Architecturally, the forwarder contract must implement IAccount's core functions: validateUserOp and execute. In validateUserOp, you verify the signature is valid for the underlying non-4337 wallet—this may require using its specific signature verification logic (e.g., EIP-1271). The execute function will then call the wallet's execTransaction method, passing the decoded calldata from the UserOperation. It's critical that the forwarder manages nonce synchronization to prevent replay attacks across the two systems.

For a concrete example, integrating with a Safe wallet requires your forwarder to be a module or have the necessary permissions via execTransactionFromModule. Your validateUserOp function would call Safe.isValidSignature (EIP-1271) to check the user's signature. Upon validation, the execute function would invoke Safe.execTransactionFromModule, forwarding the target, value, and data from the user operation. This pattern keeps asset custody within the proven Safe contract while enabling ERC-4337 gas abstraction and bundler network access.

Key security considerations for this architecture include replay protection and gas management. Since the non-4337 wallet has its own nonce, your forwarder must map the ERC-4337 user operation nonce to prevent double-spending. Furthermore, the gas limits for the internal execTransaction call must be carefully set to ensure the entire operation can complete within the gas paid for by the bundler, accounting for both forwarder and wallet execution overhead.

Testing this integration thoroughly is essential. Use frameworks like Foundry to simulate the full flow: a bundler submitting a UserOperation, your forwarder validating it, and the Safe executing the transaction. Monitor for edge cases such as signature malleability, gas estimation errors, and nonce mismatches. Successful implementation creates a powerful hybrid account that combines the security and feature set of established smart contract wallets with the UX benefits and network effects of the ERC-4337 ecosystem.

The architecture for a smart account interoperability layer centers on a few key abstractions.

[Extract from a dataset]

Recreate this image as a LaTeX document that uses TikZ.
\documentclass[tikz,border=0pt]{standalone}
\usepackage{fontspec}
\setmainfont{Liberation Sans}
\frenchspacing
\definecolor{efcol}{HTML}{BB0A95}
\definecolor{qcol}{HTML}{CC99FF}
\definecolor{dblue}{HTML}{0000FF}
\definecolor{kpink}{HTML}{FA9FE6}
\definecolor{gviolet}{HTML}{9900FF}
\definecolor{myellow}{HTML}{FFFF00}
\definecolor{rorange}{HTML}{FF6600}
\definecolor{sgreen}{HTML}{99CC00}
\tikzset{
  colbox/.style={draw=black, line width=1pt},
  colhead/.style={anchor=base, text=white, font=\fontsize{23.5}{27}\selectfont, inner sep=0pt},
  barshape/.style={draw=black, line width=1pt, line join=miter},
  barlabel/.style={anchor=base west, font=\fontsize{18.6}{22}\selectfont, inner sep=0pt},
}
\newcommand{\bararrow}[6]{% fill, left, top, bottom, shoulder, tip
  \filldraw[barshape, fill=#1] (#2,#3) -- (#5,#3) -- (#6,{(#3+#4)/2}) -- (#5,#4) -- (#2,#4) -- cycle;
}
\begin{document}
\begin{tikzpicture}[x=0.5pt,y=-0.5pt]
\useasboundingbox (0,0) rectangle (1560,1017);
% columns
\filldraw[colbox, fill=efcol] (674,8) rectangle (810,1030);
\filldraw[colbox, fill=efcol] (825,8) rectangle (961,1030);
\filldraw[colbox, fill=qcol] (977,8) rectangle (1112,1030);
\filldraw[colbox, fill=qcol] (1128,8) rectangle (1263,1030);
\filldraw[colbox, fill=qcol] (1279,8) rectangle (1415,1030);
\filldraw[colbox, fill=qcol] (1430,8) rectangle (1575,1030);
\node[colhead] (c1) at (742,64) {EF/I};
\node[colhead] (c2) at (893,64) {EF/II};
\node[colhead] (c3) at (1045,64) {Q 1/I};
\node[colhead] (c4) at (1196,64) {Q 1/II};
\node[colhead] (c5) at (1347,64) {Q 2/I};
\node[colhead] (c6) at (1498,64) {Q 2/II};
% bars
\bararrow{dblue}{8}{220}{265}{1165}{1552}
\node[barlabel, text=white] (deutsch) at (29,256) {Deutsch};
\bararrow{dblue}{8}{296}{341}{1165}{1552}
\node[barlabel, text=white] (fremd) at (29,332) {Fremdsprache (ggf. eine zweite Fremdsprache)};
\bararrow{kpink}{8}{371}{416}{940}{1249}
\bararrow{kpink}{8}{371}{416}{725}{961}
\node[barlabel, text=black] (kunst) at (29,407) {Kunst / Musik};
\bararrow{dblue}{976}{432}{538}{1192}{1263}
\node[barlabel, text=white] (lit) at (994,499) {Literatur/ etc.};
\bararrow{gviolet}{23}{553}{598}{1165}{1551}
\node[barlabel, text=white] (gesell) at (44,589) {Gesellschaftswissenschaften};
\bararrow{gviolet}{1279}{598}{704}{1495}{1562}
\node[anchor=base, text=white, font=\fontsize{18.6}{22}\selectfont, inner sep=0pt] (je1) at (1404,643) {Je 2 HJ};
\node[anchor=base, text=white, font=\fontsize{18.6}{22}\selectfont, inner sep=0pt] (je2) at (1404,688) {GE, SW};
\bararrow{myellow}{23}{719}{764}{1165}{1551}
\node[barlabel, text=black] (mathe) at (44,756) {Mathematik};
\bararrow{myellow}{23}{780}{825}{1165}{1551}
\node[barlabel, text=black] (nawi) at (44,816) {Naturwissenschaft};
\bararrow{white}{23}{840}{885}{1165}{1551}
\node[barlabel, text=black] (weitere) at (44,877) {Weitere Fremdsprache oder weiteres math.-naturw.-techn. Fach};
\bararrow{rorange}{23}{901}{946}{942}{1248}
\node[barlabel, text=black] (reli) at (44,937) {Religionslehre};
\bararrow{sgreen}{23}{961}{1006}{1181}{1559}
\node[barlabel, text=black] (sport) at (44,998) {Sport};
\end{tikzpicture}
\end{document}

The EntryPoint contract, standardized by ERC-4337, is the singleton verifier and orchestrator. Account Factories deploy counterfactual addresses using CREATE2, while Paymasters abstract gas sponsorship. Bundlers act as transaction relayers, submitting UserOperations to the EntryPoint. This separation of concerns allows each component to evolve independently, fostering a robust ecosystem of wallet providers, dApps, and infrastructure services.

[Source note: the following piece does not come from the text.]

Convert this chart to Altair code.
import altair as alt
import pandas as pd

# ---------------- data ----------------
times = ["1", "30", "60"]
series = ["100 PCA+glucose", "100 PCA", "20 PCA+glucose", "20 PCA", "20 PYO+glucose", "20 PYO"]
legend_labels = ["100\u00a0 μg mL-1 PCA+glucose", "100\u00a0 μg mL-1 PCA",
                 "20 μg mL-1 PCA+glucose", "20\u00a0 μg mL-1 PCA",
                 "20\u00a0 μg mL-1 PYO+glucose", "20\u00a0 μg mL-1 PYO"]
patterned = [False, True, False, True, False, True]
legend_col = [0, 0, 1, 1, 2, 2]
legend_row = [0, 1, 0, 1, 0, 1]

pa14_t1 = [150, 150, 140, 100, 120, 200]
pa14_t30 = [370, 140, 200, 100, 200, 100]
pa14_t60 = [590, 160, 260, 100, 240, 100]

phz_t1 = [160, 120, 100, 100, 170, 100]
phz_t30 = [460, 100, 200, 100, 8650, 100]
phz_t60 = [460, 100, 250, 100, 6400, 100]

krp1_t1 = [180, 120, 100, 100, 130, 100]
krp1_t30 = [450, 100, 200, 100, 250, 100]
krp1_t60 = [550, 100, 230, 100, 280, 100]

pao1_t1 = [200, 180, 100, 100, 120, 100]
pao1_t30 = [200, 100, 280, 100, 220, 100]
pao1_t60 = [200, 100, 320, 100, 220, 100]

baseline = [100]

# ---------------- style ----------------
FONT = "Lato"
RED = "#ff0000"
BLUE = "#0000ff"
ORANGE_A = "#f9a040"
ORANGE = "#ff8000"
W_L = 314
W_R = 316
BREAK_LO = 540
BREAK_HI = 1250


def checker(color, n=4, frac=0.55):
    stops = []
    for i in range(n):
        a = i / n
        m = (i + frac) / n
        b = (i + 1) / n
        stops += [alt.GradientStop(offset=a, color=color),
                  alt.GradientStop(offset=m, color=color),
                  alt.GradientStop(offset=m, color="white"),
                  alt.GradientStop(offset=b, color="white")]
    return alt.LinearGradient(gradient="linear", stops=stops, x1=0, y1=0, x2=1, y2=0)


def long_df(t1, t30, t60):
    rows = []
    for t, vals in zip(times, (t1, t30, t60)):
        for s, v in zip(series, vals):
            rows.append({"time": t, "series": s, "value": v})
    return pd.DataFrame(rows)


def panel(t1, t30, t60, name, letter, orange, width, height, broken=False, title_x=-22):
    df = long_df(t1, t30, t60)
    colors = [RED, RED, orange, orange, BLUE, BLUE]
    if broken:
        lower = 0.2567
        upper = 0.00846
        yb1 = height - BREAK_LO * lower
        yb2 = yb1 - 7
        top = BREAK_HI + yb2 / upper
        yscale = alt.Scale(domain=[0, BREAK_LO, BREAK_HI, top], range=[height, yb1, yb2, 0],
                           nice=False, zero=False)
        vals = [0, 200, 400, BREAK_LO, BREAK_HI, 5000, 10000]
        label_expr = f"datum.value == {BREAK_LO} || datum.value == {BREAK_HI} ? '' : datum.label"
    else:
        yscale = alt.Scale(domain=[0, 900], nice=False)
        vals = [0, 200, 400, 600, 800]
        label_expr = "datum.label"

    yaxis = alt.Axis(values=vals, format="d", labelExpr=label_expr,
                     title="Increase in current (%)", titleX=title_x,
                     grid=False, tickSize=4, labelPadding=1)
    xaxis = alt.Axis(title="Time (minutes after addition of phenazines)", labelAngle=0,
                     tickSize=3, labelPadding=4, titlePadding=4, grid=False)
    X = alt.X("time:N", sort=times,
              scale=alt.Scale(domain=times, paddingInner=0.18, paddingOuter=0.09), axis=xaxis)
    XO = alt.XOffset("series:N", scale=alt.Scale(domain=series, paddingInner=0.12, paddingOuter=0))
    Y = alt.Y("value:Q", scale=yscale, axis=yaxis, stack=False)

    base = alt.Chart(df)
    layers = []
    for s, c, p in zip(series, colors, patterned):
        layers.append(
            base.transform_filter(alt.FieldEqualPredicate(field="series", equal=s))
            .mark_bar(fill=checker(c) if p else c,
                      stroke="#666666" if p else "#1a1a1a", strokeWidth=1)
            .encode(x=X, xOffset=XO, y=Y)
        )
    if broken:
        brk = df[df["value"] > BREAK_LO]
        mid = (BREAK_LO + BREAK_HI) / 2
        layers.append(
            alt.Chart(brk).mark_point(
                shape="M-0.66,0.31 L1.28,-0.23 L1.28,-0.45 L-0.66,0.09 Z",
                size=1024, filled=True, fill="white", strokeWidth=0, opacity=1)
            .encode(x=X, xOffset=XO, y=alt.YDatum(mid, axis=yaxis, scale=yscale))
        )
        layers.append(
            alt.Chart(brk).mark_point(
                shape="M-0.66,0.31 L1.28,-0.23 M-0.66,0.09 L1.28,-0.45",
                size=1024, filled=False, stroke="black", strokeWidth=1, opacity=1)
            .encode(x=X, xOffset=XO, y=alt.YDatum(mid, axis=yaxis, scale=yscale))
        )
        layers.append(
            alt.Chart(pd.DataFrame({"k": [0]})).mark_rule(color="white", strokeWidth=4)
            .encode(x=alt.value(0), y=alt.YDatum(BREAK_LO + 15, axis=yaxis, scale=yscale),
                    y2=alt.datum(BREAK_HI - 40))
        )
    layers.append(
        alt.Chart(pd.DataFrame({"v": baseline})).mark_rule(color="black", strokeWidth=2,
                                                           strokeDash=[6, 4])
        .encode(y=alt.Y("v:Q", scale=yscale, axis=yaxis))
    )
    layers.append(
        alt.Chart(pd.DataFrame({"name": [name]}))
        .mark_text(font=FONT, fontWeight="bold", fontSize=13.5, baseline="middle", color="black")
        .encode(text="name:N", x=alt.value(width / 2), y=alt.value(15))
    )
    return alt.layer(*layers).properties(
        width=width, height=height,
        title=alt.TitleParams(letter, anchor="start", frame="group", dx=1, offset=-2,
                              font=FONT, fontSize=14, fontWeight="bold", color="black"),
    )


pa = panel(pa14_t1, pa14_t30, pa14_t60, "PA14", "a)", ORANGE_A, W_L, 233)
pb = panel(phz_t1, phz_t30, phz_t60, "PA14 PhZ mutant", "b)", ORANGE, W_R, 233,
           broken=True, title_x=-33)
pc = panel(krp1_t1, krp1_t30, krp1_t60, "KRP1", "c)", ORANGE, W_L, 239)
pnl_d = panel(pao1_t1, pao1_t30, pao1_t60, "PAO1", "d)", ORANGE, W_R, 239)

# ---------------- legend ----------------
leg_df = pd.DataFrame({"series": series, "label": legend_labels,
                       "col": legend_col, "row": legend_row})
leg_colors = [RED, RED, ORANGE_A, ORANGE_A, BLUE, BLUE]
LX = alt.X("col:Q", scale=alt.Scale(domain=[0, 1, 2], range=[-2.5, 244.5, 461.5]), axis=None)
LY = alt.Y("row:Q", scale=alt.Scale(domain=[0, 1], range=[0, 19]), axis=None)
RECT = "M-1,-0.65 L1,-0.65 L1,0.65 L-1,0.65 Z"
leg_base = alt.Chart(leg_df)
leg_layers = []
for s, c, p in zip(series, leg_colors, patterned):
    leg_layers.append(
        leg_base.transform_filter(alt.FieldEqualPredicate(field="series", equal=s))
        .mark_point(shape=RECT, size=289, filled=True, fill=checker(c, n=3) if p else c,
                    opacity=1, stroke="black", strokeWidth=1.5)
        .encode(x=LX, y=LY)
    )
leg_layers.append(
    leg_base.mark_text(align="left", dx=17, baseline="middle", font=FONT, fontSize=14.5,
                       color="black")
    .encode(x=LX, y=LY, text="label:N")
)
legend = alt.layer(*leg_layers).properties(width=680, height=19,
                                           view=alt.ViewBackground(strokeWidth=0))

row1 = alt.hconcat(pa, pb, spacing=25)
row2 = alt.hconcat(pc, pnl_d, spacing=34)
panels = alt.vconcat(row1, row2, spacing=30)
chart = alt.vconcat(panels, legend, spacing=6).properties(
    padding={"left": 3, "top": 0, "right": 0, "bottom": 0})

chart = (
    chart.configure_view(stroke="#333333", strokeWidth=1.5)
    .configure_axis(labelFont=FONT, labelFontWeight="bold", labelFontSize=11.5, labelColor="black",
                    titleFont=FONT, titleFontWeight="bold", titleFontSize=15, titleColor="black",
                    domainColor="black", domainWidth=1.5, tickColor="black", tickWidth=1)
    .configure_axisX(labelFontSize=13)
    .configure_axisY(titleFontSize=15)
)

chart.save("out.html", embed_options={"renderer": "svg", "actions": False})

For developers, the next step is to implement and test these patterns. Start by integrating an SDK like Stackup, Alchemy's Account Kit, or Biconomy. Use the official ERC-4337 EntryPoint on Sepolia for testing. Write a simple smart account using a library such as Solady's ERC4337 account implementation or ZeroDev's Kernel. Focus on core flows: account deployment via a factory, a basic user operation with signature verification, and bundler submission. Testing on a devnet with tools like Foundry and Pimlico's Bundler is essential.

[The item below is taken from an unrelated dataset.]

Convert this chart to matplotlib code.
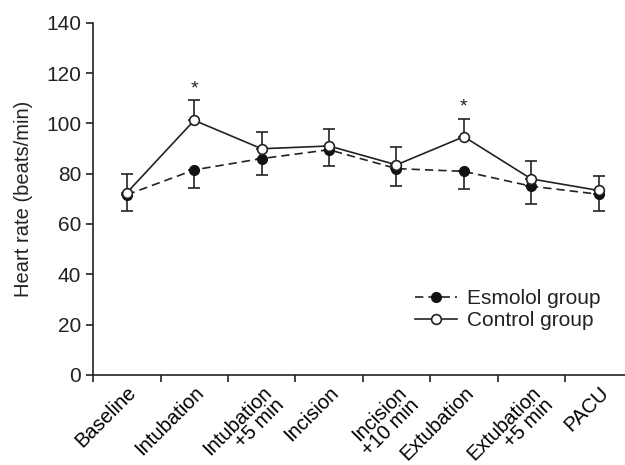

Looking forward, several areas are critical for the maturity of account abstraction interoperability. Cross-chain messaging protocols like LayerZero and CCIP must be integrated to enable native asset and state portability for smart accounts across networks. Standardization of session keys and transaction batching will improve UX for complex DeFi interactions. Furthermore, the development of shared sequencers for Layer 2 rollups could enable atomic cross-rollup actions from a single smart account, moving beyond today's bridging paradigms.

The ecosystem's security depends on rigorous auditing and formal verification of core contracts, especially the EntryPoint and popular account implementations. Developers should monitor EIPs like ERC-6900 for modular account plugin standards. To contribute, engage with the ERC-4337 community on GitHub, participate in interoperability working groups, and consider the trade-offs between maximal modularity and gas efficiency in your own designs. The goal is a seamless, chain-agnostic user experience powered by secure, composable smart account infrastructure.